Until very recently, the Standing Orders provided no sanction to apply in the event the government failed to respond to petitions within the prescribed 45‑day time frame. Complaints have been raised about breaches of this rule.[90] In 1993, however, the Speaker found a prima facie question of privilege concerning the failure to table an Order in Council and in his ruling made reference to earlier complaints that responses to petitions, answers to written questions and responses to committee reports were not always tabled within the prescribed time limits.[91] The matter of timeliness was referred to the standing committee dealing with matters of privilege, which stated in a report to the House that “statutory and procedural time limits must be complied with … It may be that the time periods set out in the Standing Orders and certain statutes need to be reviewed … Until this is done, however, it is essential that the deadlines be respected”.[92]

In September 2003, the House made a significant change to Standing Order 36(8)(b), ensuring that the failure of the government to respond to a written question within the requested 45 days would automatically be referred to the appropriate standing committee, which must consider the lack of a government response within five sitting days.[93] The House was of the opinion that this procedure, like the change introduced in 2001 regarding written questions,[94] would have a salutary effect in that it would encourage Ministers and departments to comply with the timelines and requirements in the Standing Orders.[95]

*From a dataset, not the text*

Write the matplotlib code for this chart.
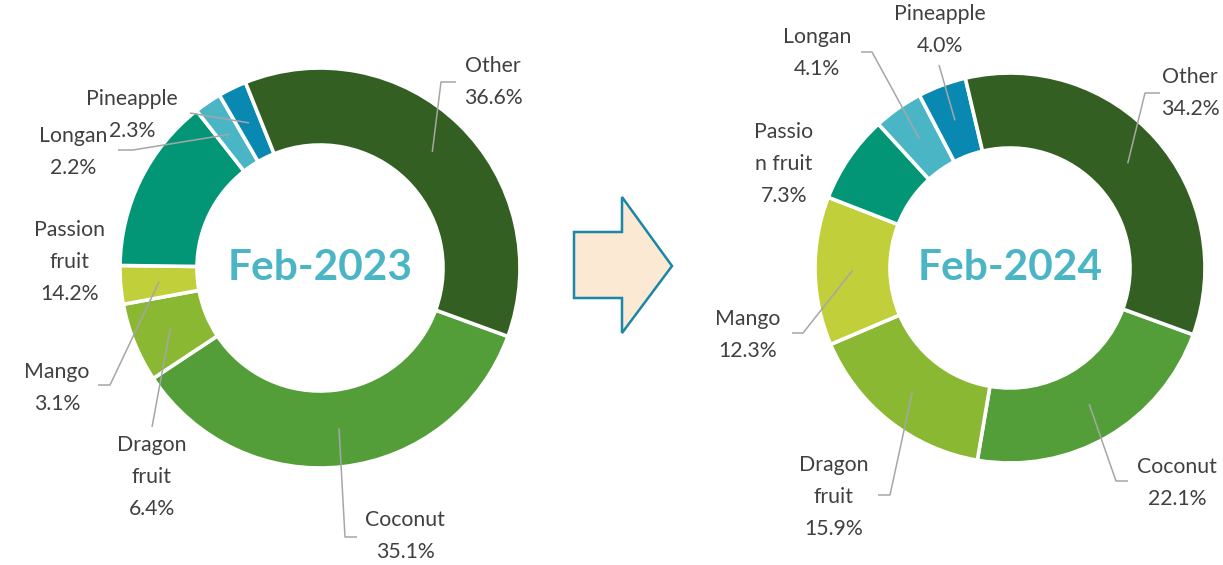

While normally all proceedings would be terminated when Parliament is prorogued, the Speaker has ruled that government responses to petitions have the same status as Orders for Return (documents which the House has ordered to be produced and presented to the House).[96] Pursuant to the rules, such orders are considered to have been readopted at the start of a new session without a motion to that effect.[97] Thus, government responses to petitions, ordered in a previous session, must be tabled in the new session following a prorogation.[98] Standing Order 36(8)(b) no longer applies, however, to petitions from a previous session that remain unanswered in the new session.

[86] Standing Order 36(8).

[87] From 1986 to 1994, a copy of each petition was forwarded to the Privy Council Office. Since the Standing Order changes in 1994, the original petition is now transmitted to the Privy Council Office.

[88] See, for example, Journals, September 7, 2008, pp. 1037, 1046‑7 (depositing with the Clerk); June 19, 2008, p. 1023 (tabling during Routine Proceedings).

[89] A sessional paper is any document tabled (or deemed tabled) in the House during a given session and as such is available for public scrutiny.

[90] See, for example, Debates, February 8, 1993, pp. 15560‑2.

[91] Debates, April 19, 1993, pp. 18104‑6.

[92] See the One Hundred and First Report of the Standing Committee on House Management, deemed tabled on September 8, 1993 (Journals, p. 3338).

[93] See the Fourth Report of the Special Committee on the Modernization and Improvement of the Procedures of the House of Commons, par. 40, presented to the House on June 12, 2003 (Journals, p. 915), and concurred in on September 18, 2003 (Journals, p. 995).

[94] See the First Report of the Special Committee on the Modernization and Improvement of the Procedures of the House of Commons, par. 17 and 18, presented to the House on June 1, 2001 (Journals, p. 465), and concurred in on October 4, 2001 (Journals, pp. 691-3), in accordance with an Order made October 3, 2001 (Journals, p. 685).

[95] This procedure has had to be resorted to on a few occasions. See, for example, Journals, March 22, 2004, p. 183 (the first time this procedure was used).

[96] Debates, June 27, 1986, p. 14969.

[97] Standing Order 49.

[98] See, for example, Journals, October 17, 2007, pp. 8‑9, when responses to petitions presented in the First Session of the Thirty‑Ninth Parliament were tabled early in the Second Session.